Retype word for word the first line of the listing and each line after it up to the line with "import * as d3 from 'd3'", with the pictures taken out.

Figure scripts:
+===+

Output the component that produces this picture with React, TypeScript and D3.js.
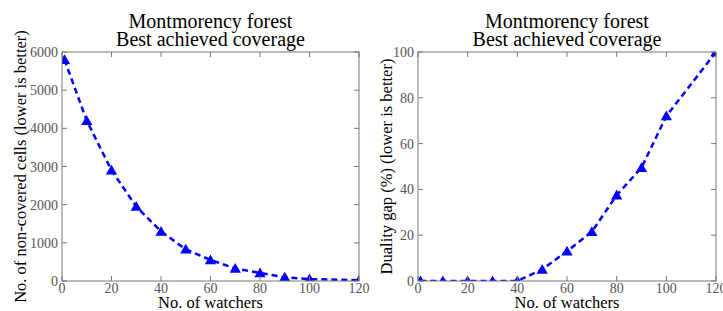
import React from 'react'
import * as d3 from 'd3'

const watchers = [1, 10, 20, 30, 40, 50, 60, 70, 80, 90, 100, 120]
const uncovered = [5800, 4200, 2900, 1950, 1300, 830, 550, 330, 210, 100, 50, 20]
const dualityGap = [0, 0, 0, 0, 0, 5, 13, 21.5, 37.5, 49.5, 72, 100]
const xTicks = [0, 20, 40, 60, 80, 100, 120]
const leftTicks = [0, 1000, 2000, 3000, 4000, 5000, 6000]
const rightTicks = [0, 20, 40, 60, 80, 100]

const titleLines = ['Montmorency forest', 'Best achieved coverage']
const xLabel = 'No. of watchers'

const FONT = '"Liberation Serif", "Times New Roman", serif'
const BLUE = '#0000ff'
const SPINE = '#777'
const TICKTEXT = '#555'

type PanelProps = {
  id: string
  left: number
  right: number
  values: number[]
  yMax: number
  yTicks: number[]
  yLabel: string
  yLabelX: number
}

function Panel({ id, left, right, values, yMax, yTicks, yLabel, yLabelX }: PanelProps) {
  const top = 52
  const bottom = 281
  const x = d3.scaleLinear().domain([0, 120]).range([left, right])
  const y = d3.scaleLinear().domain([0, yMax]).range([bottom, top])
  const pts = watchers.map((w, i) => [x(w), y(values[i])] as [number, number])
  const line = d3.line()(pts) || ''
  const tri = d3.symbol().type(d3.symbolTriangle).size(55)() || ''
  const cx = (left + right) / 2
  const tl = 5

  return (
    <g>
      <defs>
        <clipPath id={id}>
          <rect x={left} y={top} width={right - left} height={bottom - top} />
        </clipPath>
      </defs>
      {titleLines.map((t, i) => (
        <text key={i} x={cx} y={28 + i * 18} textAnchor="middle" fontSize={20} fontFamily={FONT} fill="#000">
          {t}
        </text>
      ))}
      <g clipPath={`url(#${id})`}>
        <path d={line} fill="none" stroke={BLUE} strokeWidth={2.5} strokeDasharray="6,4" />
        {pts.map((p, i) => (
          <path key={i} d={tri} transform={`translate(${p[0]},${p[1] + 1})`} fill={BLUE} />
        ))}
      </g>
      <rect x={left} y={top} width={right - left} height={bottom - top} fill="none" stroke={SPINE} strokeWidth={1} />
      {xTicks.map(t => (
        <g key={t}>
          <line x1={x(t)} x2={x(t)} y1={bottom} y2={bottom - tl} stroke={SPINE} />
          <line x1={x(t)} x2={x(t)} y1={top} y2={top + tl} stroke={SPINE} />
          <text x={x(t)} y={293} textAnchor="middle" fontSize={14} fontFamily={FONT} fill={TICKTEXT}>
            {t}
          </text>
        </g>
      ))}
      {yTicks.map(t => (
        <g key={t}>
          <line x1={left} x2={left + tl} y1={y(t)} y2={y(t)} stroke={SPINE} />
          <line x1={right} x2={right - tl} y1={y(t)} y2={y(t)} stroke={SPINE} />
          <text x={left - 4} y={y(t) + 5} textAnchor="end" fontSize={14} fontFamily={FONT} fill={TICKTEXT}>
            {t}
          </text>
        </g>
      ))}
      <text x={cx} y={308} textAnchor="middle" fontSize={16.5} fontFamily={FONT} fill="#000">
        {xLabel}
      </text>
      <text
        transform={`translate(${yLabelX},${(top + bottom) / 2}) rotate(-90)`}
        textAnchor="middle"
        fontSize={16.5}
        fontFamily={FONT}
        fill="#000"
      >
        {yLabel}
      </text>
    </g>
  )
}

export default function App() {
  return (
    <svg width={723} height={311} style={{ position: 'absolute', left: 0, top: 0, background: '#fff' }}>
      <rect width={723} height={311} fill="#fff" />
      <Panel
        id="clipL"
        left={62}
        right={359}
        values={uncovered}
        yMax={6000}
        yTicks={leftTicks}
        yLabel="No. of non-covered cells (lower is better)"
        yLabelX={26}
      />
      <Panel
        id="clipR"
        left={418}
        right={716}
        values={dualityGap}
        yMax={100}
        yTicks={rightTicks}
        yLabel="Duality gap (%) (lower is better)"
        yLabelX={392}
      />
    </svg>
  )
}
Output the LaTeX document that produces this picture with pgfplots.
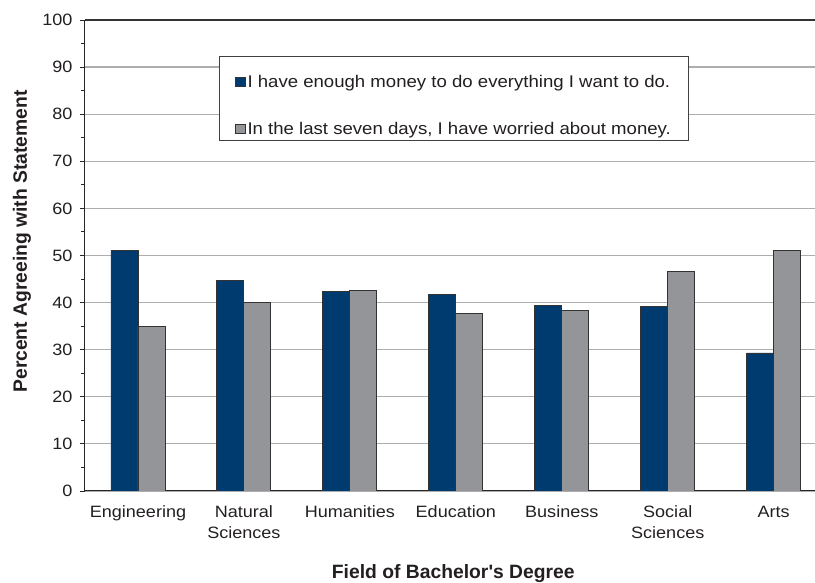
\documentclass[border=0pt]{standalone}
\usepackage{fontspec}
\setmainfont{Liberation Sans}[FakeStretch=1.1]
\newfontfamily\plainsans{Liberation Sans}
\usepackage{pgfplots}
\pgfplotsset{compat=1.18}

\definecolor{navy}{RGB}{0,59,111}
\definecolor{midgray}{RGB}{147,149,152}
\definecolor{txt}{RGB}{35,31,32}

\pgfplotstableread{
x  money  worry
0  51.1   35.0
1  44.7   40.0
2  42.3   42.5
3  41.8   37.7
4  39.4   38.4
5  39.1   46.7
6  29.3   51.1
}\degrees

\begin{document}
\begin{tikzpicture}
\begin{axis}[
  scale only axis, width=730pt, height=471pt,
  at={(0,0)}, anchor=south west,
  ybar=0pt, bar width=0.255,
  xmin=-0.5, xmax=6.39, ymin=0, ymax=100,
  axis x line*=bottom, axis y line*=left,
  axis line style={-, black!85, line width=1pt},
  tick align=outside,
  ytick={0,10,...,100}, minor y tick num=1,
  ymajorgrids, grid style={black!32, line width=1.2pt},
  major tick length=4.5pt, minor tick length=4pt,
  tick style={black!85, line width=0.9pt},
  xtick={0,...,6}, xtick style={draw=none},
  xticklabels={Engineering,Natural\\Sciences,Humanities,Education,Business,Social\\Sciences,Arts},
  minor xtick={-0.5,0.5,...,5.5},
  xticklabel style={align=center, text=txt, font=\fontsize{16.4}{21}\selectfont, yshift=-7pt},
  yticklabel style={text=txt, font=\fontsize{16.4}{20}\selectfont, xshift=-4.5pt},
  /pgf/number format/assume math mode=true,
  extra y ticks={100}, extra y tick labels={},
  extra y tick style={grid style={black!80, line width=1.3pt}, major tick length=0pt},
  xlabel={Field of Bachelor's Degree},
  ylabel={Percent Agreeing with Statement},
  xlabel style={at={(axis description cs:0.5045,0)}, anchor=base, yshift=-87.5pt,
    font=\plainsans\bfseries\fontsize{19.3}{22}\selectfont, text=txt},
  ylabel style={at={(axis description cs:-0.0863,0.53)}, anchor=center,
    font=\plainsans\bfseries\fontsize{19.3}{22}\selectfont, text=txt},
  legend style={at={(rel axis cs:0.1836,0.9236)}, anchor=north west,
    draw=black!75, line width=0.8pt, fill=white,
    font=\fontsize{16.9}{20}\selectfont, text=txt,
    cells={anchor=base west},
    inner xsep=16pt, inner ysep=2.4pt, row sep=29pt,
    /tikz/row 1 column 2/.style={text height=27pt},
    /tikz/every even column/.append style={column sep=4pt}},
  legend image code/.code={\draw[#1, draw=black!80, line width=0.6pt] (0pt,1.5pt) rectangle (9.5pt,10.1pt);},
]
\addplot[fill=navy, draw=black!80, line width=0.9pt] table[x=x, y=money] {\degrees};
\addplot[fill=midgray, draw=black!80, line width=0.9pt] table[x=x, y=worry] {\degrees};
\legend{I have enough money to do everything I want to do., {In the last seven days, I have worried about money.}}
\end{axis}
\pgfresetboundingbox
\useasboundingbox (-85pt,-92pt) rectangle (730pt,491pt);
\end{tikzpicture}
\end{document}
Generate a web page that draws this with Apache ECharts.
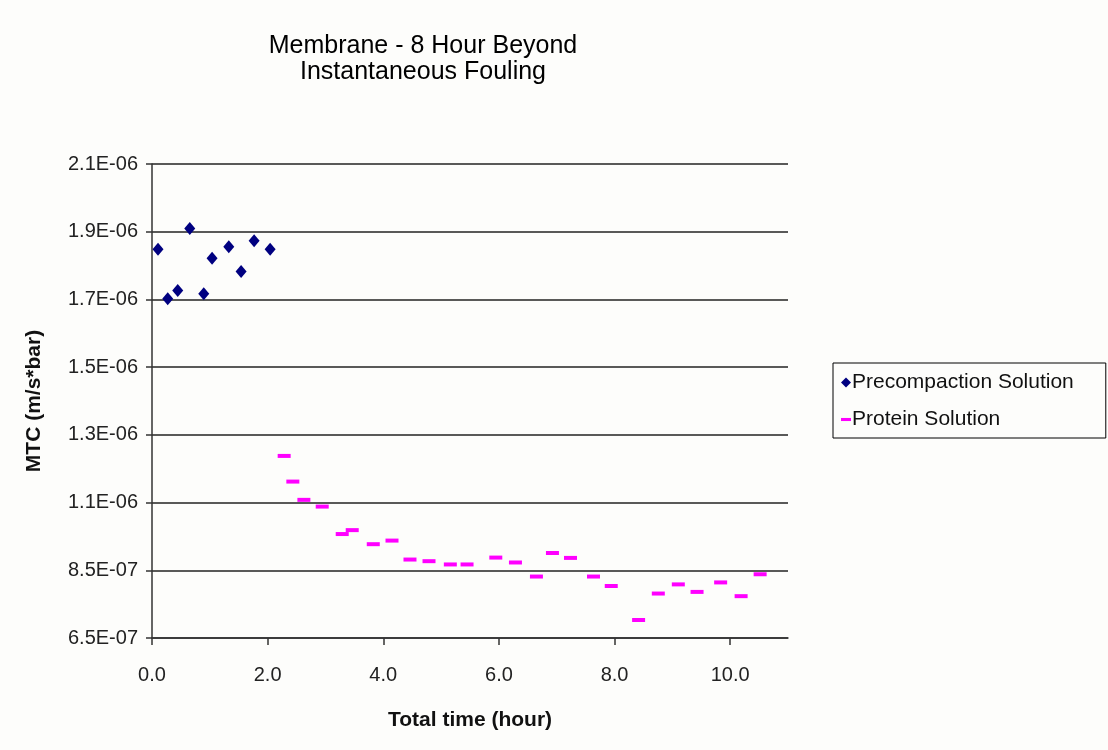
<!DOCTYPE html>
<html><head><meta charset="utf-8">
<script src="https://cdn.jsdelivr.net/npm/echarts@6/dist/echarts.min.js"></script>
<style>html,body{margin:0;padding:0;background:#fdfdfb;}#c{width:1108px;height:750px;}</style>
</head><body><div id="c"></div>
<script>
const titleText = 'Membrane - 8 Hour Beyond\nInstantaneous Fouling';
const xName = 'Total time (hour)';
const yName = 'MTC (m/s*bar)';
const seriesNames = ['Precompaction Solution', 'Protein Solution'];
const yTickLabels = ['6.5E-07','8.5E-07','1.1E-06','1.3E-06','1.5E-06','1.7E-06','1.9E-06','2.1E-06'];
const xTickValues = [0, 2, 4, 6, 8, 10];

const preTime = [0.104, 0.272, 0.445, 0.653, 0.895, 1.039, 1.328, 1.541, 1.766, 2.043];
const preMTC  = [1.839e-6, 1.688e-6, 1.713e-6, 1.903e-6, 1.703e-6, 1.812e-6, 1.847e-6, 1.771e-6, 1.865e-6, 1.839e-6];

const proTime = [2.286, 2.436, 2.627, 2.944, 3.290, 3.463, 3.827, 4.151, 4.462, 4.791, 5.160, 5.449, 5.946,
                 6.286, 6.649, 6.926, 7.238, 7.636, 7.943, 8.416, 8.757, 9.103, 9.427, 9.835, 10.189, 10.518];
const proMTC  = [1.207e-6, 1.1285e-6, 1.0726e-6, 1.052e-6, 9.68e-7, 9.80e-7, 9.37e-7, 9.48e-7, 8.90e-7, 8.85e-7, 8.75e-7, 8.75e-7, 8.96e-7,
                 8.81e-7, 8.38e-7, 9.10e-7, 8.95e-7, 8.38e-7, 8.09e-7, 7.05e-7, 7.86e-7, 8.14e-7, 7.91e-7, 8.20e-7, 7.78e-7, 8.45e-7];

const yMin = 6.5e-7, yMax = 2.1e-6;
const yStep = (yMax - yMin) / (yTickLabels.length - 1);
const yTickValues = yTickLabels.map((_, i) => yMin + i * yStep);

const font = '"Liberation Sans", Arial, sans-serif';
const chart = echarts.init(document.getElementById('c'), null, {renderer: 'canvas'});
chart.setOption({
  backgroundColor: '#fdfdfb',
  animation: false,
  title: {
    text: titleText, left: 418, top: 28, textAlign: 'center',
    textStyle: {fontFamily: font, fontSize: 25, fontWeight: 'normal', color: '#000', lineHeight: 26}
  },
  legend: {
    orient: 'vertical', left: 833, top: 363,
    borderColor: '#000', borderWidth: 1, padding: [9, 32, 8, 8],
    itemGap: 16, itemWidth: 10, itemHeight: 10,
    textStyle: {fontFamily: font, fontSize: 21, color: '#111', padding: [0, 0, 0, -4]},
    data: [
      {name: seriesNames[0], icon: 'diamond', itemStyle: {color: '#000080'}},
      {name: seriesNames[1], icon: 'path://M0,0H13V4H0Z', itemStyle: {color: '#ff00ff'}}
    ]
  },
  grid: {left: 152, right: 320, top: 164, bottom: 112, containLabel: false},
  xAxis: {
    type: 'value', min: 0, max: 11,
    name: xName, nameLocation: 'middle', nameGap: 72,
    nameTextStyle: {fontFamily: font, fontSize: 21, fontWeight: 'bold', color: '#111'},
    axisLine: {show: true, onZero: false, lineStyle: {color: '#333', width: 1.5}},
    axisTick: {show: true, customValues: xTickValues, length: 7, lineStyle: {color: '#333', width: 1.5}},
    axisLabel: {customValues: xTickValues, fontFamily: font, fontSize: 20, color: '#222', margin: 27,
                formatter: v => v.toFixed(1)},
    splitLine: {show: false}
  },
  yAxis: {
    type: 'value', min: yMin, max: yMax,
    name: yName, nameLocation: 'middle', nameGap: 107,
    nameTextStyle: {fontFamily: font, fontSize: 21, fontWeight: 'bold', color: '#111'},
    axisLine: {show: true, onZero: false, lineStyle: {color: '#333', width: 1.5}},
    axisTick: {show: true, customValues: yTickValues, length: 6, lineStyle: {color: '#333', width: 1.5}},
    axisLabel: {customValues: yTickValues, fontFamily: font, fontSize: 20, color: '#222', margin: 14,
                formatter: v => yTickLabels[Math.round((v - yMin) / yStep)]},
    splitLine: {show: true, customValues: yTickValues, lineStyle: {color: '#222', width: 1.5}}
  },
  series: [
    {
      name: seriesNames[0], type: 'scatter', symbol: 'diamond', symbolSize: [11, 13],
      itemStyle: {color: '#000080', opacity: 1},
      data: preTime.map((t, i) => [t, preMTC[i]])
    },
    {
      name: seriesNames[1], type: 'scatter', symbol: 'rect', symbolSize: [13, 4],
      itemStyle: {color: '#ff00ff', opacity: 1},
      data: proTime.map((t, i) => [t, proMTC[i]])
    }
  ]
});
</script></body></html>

+===+

- _Answer below_
Output the component that produces this picture with React, TypeScript and D3.js.
import React from 'react'
import * as d3 from 'd3'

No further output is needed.